Councils across England have written to the health secretary, Steve Barclay, warning that social care reforms could push some local authorities “over the financial edge” and force others to cut back on “vital council services”, ITV News reports.
The Local Government Association (LGA) has written a letter to Barclay calling for key reforms – such as an £86,000 cap on the costs of care and a new means-tested system – to be delayed by six months to urgently ease pressure on councils.
The letter, written on behalf of the LGA by David Fothergill, leader of the Conservative group on Somerset Council, and with the backing of many other Tory council leaders, says:
The serious and precarious nature of our existing adult social care system, and the very real consequences of current pressures on people who draw on care and support, is unquestionable.

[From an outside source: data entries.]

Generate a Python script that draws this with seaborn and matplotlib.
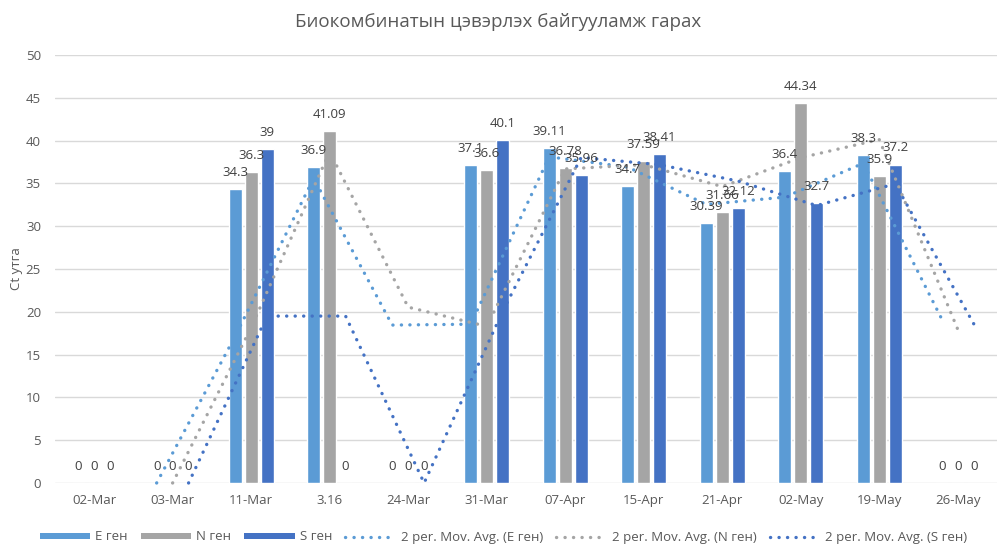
import matplotlib
matplotlib.use("Agg")
import matplotlib.pyplot as plt
from matplotlib.patches import Patch
from matplotlib.lines import Line2D
import pandas as pd
import seaborn as sns

# ---- data -------------------------------------------------------------
dates = ["02-Mar", "03-Mar", "11-Mar", "3.16", "24-Mar", "31-Mar",
         "07-Apr", "15-Apr", "21-Apr", "02-May", "19-May", "26-May"]
e_gene = [0, 0, 34.3, 36.9, 0, 37.1, 39.11, 34.7, 30.39, 36.4, 38.3, 0]
n_gene = [0, 0, 36.3, 41.09, 0, 36.6, 36.78, 37.59, 31.66, 44.34, 35.9, 0]
s_gene = [0, 0, 39, 0, 0, 40.1, 35.96, 38.41, 32.12, 32.7, 37.2, 0]
series_names = ["E ген", "N ген", "S ген"]
colors = ["#5B9BD5", "#A5A5A5", "#4472C4"]

title = "Биокомбинатын цэвэрлэх байгууламж гарах"
y_label = "Ct утга"

# ---- style ------------------------------------------------------------
sns.set_theme(style="white")
plt.rcParams["font.family"] = ["Open Sans", "DejaVu Sans"]
TEXT = "#595959"
LABEL = "#404040"
GRID = "#D9D9D9"

values = [e_gene, n_gene, s_gene]
df = pd.DataFrame({
    "date": dates * 3,
    "gene": [name for name in series_names for _ in dates],
    "value": e_gene + n_gene + s_gene,
})

fig = plt.figure(figsize=(9.97, 5.48), dpi=100)
ax = fig.add_axes([0.055, 1 - 483 / 548, 0.945, (483 - 55) / 548])

group_width = 0.61
sns.barplot(data=df, x="date", y="value", hue="gene", order=dates,
            hue_order=series_names, palette=colors, width=group_width,
            gap=0.18, saturation=1, legend=False, ax=ax, zorder=2)

# data labels above every bar
for cont, vals in zip(ax.containers, values):
    for bar, v in zip(cont, vals):
        ax.annotate(f"{v:g}", (bar.get_x() + bar.get_width() / 2, v),
                    xytext=(0, 12), textcoords="offset points",
                    ha="center", va="center", fontsize=9.5, color=LABEL,
                    zorder=5)

# 2-period moving averages, drawn at each series' bar positions
step = group_width / 3
dot_style = (0, (0.05, 2.5))
for k, (vals, col) in enumerate(zip(values, colors)):
    offset = (k - 1) * step
    xs = [i + offset for i in range(1, len(vals))]
    ma = [(vals[i - 1] + vals[i]) / 2 for i in range(1, len(vals))]
    sns.lineplot(x=xs, y=ma, color=col, lw=2.4, ax=ax, linestyle=dot_style,
                 dash_capstyle="round", zorder=4, clip_on=False)

# ---- axes cosmetics ---------------------------------------------------
ax.set_xlim(-0.5, len(dates) - 0.5)
ax.set_ylim(0, 50)
ax.set_yticks(range(0, 51, 5))
ax.set_xticks(range(len(dates)))
ax.set_xticklabels(dates)
ax.grid(axis="y", color=GRID, lw=1.0, zorder=0)
ax.set_axisbelow(True)
for sp in ax.spines.values():
    sp.set_visible(False)
ax.tick_params(axis="both", length=0, labelsize=9.5, labelcolor=TEXT)
ax.tick_params(axis="x", pad=8)
ax.tick_params(axis="y", pad=10)
ax.set_xlabel("")
ax.set_ylabel(y_label, fontsize=9.5, color=TEXT, labelpad=2)

fig.text(0.5, 1 - 22 / 548, title, ha="center", va="center",
         fontsize=13.5, color=TEXT)

# ---- legend -----------------------------------------------------------
handles = [Patch(facecolor=c, edgecolor="none") for c in colors]
handles += [Line2D([0], [0], color=c, lw=2.4, linestyle=dot_style,
                   dash_capstyle="round") for c in colors]
labels = series_names + [f"2 per. Mov. Avg. ({n})" for n in series_names]
fig.legend(handles, labels, loc="center", bbox_to_anchor=(0.505, 1 - 537 / 548),
           ncol=6, frameon=False, fontsize=9.5, handlelength=3.8,
           handleheight=0.35, handletextpad=0.4, columnspacing=1.0,
           labelcolor=TEXT)

fig.savefig("out.png", dpi=100, facecolor="white")
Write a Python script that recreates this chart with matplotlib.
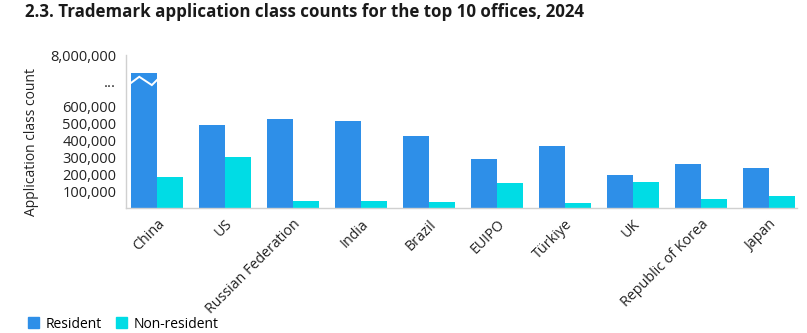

It adds that much of the immediate challenge “can be traced back to historic under-funding, which continues to this day on a significant level.”
The letter lists concerns about unpaid carers, providers closing down or handing back contracts, and reductions in quality and choice.
Fothergill writes:
Social care’s lack of capacity to deliver the care that people need has been evidenced time and time again and the government needs to step in.
If it doesn’t, we can expect one of the most challenging winters in recent times, with knock-on effects that will continue to impact on people and their loved ones.
According to ITV News, government sources said that while they wanted to work constructively with the sector, they did not accept any need to lengthen the timetable.
Managers employed by Network Rail have voted to accept a 4% pay offer in a move seized on by the government as a breakthrough in the wider rail strikes dispute.
The Transport Salaried Staffs’ Association (TSSA) confirmed its management-grade members had accepted the deal, which should ensure a skeleton service will continue to run during planned strikes in August.
The decision was announced the day after 2,500 other TSSA members at Network Rail confirmed they would take action alongside 40,000 Rail, Maritime and Transport workers’ union (RMT) members, including signallers and train operating staff, on Thursday 18 and Saturday 20 August.
The transport secretary, Grant Shapps, said it was “fantastic news”, adding:
This acceptance by these TSSA members will mean that we have a strong, reliable contingency staff for any future strikes and will be able to run services for passengers and minimise disruption to lives of everyday people.
Unions working with industry instead of against is the only way forward out of this dispute and a necessary step to end these destructive strikes and to put our railways on a secure footing for the future.
Read the full article here.
Rishi Sunak looks to have an uphill battle ahead of him to become the UK’s next prime minister. As he vies with Liz Truss for Conservative members’ votes in the contest to replace Boris Johnson, my colleague Martin Belam lists 10 things you might not know about the former chancellor.
Rishi Sunak once laughed off suggestions he was after the top job. Photograph: Dan Kitwood/PA
Keir Starmer is facing a leadership crisis over his decision to ban Labour frontbenchers from appearing on trade union picket lines, HuffPost UK is reporting.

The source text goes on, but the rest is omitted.